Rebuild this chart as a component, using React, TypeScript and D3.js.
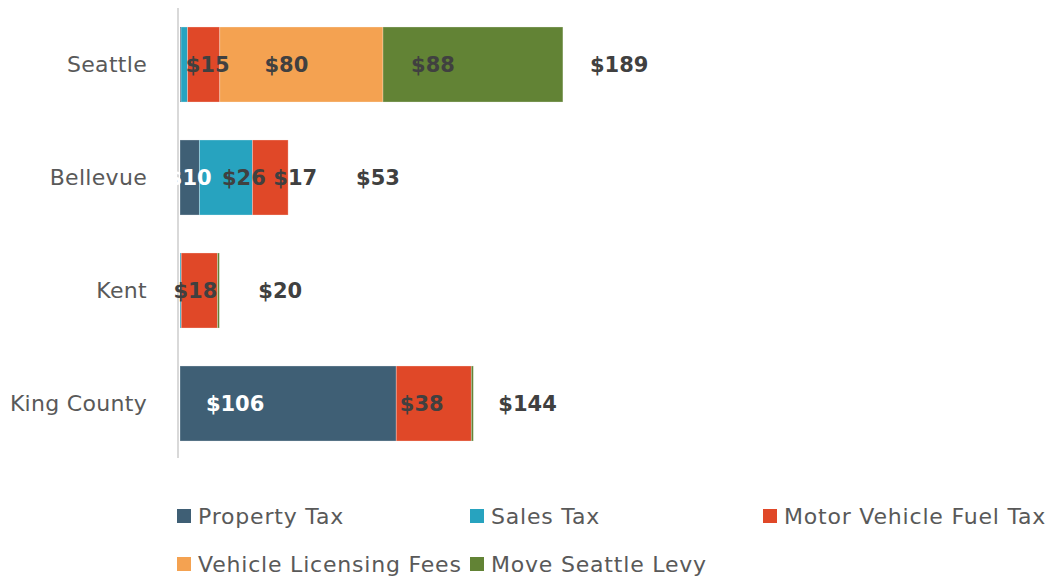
import React from 'react';
import * as d3 from 'd3';

// Per-capita transportation revenue by jurisdiction
const categories = ['Seattle', 'Bellevue', 'Kent', 'King County'];
const seriesNames = ['Property Tax', 'Sales Tax', 'Motor Vehicle Fuel Tax', 'Vehicle Licensing Fees', 'Move Seattle Levy'];
const seriesColors = ['#3f5f75', '#27a3bf', '#e04828', '#f4a251', '#628335'];

const propertyTax = [0.5, 9.5, 0, 106];
const salesTax = [3.2, 26, 0.6, 0];
const fuelTax = [15.8, 17.5, 17.8, 36.8];
const licensingFees = [80, 0, 0, 0];
const moveSeattleLevy = [88.2, 0, 0.9, 1.0];

// labels as shown on the chart (blank = hidden)
const segmentLabels = [
  ['', '', '$15', '$80', '$88'],
  ['$10', '$26', '$17', '', ''],
  ['', '', '$18', '', ''],
  ['$106', '', '$38', '', ''],
];
const totalLabels = ['$189', '$53', '$20', '$144'];

// the labels in the source were dragged off-centre; px nudges from the segment centre
const labelNudge = [
  [0, 0, 4, -15, -40],
  [0, 18, 25, 0, 0],
  [0, 0, -4, 0, 0],
  [-53, 0, -12, 0, 0],
];
const totalGap = [27, 68, 39, 25];

const seriesValues = [propertyTax, salesTax, fuelTax, licensingFees, moveSeattleLevy];

const W = 1050;
const H = 581;
const FONT = '"DejaVu Sans", sans-serif';

export default function App() {
  const rows = categories.map((c, i) => {
    const r: any = { category: c };
    seriesNames.forEach((s, j) => (r[s] = seriesValues[j][i]));
    return r;
  });
  const stacked = d3.stack<any>().keys(seriesNames)(rows);

  const x = d3.scaleLinear().domain([0, 190]).range([180, 180 + 190 * 2.04]);
  const y = d3.scaleBand().domain(categories).range([8, 460]).paddingInner(0.336).paddingOuter(0.168);

  const legendCols = [177, 470, 763];
  const legendRows = [516, 564];

  return (
    <svg width={W} height={H} style={{ position: 'absolute', left: 0, top: 0, background: '#fff' }} fontFamily={FONT}>
      {stacked.map((layer, j) => (
        <g key={layer.key} fill={seriesColors[j]}>
          {layer.map((d, i) => {
            const w = x(d[1]) - x(d[0]);
            if (w <= 0) return null;
            return (
              <rect key={i} x={x(d[0])} y={y(categories[i])} width={w} height={y.bandwidth()}
                stroke="#ffffff" strokeOpacity={0.35} strokeWidth={0.8} />
            );
          })}
        </g>
      ))}

      {/* vertical axis line */}
      <line x1={178} x2={178} y1={y.range()[0]} y2={y.range()[1] - 2} stroke="#d9d9d9" strokeWidth={2} />

      {/* category labels */}
      {categories.map(c => (
        <text key={c} x={147} y={(y(c) ?? 0) + y.bandwidth() / 2} dy="0.35em" textAnchor="end"
          fontSize={22} letterSpacing={0.3} fill="#595959">{c}</text>
      ))}

      {/* segment labels */}
      {stacked.map((layer, j) => layer.map((d, i) => {
        const lbl = segmentLabels[i][j];
        if (!lbl) return null;
        const cx = (x(d[0]) + x(d[1])) / 2 + labelNudge[i][j];
        return (
          <text key={`${j}-${i}`} x={cx} y={(y(categories[i]) ?? 0) + y.bandwidth() / 2} dy="0.36em"
            textAnchor="middle" fontSize={21} fontWeight="bold" fill={j === 0 ? '#ffffff' : '#404040'}>{lbl}</text>
        );
      }))}

      {/* totals */}
      {categories.map((c, i) => {
        const end = stacked[stacked.length - 1][i][1];
        return (
          <text key={c} x={x(end) + totalGap[i]} y={(y(c) ?? 0) + y.bandwidth() / 2} dy="0.36em"
            fontSize={21} fontWeight="bold" fill="#404040">{totalLabels[i]}</text>
        );
      })}

      {/* legend */}
      {seriesNames.map((s, j) => {
        const lx = legendCols[j % 3];
        const ly = legendRows[Math.floor(j / 3)];
        return (
          <g key={s}>
            <rect x={lx} y={ly - 7} width={14} height={14} fill={seriesColors[j]} />
            <text x={lx + 21} y={ly} dy="0.35em" fontSize={22} letterSpacing={0.8} fill="#595959">{s}</text>
          </g>
        );
      })}
    </svg>
  );
}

════════════════

> _PROBLEM DESCRIPTION_
Look at the listing and set down only the lines from its start through the line with "const moveSeattleLevy = [88.2, 0, 0.9, 1.0];", word for word and without pictures.

> _REPLY_
Rebuild this chart as a component, using React, TypeScript and D3.js.
import React from 'react';
import * as d3 from 'd3';

// Per-capita transportation revenue by jurisdiction
const categories = ['Seattle', 'Bellevue', 'Kent', 'King County'];
const seriesNames = ['Property Tax', 'Sales Tax', 'Motor Vehicle Fuel Tax', 'Vehicle Licensing Fees', 'Move Seattle Levy'];
const seriesColors = ['#3f5f75', '#27a3bf', '#e04828', '#f4a251', '#628335'];

const propertyTax = [0.5, 9.5, 0, 106];
const salesTax = [3.2, 26, 0.6, 0];
const fuelTax = [15.8, 17.5, 17.8, 36.8];
const licensingFees = [80, 0, 0, 0];
const moveSeattleLevy = [88.2, 0, 0.9, 1.0];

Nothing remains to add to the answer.